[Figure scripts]
-.-.-

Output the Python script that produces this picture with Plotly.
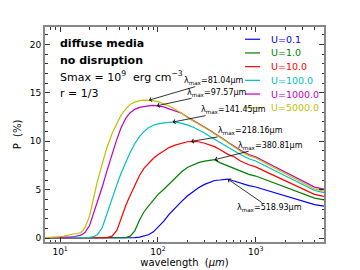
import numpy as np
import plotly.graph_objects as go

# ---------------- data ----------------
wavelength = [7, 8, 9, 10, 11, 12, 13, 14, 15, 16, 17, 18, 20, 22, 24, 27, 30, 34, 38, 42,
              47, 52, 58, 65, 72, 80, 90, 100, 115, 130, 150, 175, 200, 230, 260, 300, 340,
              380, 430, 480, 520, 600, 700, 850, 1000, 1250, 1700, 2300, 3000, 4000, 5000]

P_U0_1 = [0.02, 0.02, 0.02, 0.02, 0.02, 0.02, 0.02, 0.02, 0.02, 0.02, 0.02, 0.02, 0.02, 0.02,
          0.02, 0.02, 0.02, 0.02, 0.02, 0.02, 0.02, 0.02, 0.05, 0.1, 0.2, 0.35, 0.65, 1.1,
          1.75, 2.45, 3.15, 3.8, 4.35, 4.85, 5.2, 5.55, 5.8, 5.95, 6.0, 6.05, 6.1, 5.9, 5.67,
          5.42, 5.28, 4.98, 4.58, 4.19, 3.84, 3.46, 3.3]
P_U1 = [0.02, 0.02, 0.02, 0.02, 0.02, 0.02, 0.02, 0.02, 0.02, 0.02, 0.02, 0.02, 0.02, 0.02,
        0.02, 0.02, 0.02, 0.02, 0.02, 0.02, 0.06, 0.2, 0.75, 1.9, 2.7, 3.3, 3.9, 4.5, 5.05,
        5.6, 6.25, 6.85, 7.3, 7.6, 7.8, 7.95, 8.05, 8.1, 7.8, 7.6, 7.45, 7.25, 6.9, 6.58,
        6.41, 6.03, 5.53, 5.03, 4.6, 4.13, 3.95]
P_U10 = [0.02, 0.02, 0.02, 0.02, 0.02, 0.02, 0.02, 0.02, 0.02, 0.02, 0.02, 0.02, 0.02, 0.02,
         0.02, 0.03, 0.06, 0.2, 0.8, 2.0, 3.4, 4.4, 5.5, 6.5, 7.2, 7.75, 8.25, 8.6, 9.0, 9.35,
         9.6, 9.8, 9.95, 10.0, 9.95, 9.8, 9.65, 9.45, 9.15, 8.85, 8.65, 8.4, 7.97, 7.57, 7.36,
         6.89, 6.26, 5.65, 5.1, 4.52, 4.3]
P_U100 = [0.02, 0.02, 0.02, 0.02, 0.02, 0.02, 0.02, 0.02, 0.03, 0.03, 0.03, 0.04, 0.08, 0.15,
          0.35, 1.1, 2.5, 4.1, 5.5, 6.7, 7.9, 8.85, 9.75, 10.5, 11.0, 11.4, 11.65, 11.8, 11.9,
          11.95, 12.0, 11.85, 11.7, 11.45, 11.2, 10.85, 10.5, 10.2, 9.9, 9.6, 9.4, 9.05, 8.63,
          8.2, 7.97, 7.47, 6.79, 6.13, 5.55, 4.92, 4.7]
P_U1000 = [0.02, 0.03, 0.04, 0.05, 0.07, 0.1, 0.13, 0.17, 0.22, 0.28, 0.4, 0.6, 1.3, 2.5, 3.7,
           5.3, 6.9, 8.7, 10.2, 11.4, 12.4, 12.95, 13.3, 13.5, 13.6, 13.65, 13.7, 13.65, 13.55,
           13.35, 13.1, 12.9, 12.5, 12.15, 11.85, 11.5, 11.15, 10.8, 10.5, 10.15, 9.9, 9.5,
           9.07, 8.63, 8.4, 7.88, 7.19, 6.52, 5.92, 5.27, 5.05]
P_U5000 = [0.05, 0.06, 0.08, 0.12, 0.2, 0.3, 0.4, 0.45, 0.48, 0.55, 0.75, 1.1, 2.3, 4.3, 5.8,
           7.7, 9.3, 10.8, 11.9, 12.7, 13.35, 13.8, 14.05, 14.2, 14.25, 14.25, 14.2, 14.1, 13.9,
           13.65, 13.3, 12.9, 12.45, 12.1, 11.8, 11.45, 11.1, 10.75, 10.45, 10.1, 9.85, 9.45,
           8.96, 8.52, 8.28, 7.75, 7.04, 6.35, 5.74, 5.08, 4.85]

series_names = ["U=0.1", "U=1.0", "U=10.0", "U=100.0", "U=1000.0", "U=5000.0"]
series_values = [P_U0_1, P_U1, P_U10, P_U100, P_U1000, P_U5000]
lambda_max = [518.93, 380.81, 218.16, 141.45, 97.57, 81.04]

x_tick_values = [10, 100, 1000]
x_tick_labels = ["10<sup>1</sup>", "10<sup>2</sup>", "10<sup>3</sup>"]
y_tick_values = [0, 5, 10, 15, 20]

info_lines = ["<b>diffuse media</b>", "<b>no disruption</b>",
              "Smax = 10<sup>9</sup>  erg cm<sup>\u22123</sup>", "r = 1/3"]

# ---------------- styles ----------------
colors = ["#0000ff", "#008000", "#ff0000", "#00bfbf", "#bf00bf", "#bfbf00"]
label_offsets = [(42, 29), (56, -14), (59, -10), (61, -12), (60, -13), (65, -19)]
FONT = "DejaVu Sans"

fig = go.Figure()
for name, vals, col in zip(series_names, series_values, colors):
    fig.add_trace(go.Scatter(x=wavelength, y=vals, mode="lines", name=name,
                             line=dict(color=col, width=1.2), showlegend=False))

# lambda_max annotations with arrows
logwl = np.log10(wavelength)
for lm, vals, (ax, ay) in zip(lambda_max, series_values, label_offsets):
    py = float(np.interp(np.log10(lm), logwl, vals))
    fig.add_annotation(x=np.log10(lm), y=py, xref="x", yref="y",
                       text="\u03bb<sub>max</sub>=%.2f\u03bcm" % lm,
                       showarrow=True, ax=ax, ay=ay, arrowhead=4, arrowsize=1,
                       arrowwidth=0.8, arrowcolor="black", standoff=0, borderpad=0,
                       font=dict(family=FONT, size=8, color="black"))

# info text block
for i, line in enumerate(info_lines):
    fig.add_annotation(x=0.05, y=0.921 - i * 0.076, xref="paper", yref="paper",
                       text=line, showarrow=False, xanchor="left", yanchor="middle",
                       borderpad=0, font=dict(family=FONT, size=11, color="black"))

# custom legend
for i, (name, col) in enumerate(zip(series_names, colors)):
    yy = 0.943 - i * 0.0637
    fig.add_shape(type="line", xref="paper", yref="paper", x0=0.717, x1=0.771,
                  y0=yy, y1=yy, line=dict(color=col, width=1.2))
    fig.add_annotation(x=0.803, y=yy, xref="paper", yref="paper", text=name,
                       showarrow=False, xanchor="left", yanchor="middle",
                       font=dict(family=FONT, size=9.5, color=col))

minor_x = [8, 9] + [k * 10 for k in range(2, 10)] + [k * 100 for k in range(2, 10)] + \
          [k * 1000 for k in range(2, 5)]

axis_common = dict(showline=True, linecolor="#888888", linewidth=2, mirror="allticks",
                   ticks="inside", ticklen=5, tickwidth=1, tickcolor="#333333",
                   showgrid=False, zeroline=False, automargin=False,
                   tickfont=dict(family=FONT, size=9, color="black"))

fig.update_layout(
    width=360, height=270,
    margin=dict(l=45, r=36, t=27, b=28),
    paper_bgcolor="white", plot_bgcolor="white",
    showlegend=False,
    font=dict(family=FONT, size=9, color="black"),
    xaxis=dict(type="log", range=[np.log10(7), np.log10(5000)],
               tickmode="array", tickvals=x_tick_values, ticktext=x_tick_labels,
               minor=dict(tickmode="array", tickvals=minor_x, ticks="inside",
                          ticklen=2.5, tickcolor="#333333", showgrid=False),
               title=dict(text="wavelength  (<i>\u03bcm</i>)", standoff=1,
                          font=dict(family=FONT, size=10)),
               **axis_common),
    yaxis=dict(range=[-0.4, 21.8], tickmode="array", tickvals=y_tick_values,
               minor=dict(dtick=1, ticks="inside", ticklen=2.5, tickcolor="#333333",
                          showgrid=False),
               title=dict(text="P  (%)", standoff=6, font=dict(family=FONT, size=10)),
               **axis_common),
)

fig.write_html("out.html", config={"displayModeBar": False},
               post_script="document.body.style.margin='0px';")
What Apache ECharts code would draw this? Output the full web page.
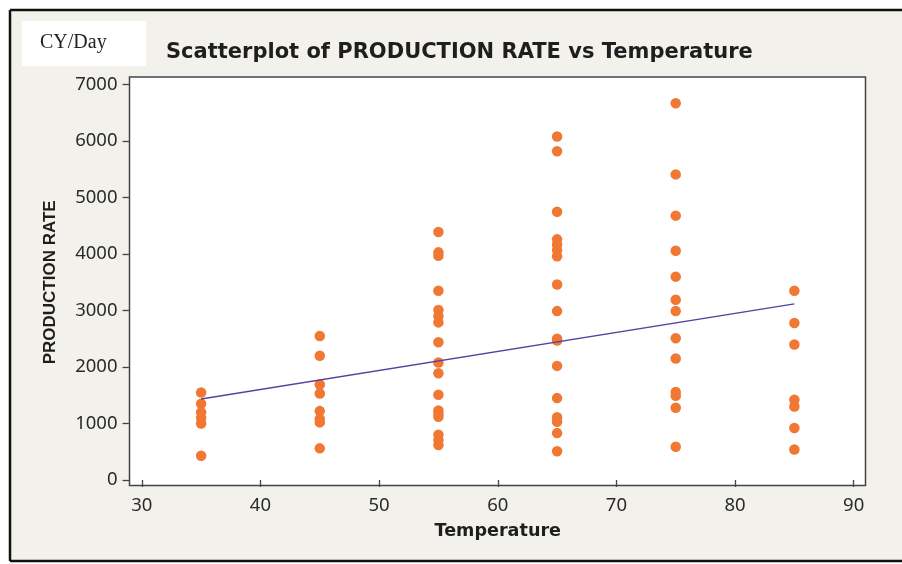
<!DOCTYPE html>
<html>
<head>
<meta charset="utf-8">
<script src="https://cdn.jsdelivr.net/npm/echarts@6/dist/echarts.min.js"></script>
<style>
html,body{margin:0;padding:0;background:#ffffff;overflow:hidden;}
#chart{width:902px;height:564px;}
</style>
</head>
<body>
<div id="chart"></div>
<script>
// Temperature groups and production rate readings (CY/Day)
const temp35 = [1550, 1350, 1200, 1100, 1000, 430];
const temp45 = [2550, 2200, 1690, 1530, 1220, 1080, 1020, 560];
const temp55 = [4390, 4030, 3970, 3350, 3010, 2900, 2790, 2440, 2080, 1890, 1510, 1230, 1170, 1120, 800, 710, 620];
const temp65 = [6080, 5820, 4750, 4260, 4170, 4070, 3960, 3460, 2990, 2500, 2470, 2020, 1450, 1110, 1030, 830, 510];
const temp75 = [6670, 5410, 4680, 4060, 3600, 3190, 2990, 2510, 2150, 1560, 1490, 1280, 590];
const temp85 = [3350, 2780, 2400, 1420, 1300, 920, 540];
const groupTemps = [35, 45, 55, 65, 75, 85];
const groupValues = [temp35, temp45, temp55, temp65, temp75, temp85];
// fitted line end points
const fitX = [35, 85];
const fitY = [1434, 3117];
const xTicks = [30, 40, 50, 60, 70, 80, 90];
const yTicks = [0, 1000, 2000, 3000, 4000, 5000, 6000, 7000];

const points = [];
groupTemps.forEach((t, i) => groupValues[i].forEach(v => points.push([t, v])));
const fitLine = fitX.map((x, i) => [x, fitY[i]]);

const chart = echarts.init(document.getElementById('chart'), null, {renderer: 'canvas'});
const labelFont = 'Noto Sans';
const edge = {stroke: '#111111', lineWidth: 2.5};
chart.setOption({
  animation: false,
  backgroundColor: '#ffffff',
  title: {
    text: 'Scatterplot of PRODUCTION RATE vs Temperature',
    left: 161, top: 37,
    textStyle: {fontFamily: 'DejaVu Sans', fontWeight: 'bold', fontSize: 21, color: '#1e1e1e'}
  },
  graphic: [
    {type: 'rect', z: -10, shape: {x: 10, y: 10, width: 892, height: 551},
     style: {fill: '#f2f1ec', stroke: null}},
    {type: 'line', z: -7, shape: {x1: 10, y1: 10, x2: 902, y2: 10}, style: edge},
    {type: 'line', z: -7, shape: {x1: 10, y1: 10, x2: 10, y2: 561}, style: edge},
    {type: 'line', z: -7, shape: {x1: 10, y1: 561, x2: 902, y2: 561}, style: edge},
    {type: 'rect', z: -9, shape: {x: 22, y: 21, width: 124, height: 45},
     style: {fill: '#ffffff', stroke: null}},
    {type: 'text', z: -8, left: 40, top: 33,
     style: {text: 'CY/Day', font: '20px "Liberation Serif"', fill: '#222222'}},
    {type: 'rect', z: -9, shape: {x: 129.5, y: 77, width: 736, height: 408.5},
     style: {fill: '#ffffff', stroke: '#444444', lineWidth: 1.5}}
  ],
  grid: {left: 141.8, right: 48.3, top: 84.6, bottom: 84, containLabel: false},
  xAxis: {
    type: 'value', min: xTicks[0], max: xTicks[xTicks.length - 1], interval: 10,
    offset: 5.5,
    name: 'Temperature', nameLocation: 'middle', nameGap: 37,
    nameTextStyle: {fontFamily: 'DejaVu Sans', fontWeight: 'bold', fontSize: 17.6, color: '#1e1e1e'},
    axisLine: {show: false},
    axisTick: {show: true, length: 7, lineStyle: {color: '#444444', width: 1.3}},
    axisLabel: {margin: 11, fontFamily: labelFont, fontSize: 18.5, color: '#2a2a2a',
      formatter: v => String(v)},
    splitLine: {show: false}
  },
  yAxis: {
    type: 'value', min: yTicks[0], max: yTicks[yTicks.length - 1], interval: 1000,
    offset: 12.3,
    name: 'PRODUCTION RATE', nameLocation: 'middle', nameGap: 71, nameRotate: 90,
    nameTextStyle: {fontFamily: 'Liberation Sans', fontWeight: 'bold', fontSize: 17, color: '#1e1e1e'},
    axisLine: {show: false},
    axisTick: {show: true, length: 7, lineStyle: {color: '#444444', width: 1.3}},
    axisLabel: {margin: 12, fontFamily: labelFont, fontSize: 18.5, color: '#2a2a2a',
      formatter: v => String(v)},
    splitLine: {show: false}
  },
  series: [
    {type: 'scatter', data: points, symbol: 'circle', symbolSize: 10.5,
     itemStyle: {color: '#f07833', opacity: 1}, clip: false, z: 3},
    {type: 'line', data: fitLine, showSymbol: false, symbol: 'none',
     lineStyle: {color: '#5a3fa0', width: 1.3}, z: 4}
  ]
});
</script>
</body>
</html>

-.-.-

_WRITTEN EXERCISE_
The lines from the start of the entries above through the one containing "import plotly.graph_objects as go" are to be retyped exactly, and no others. Pictures are left out.

_RESPONSE BELOW_
Output the Python script that produces this picture with Plotly.
import numpy as np
import plotly.graph_objects as go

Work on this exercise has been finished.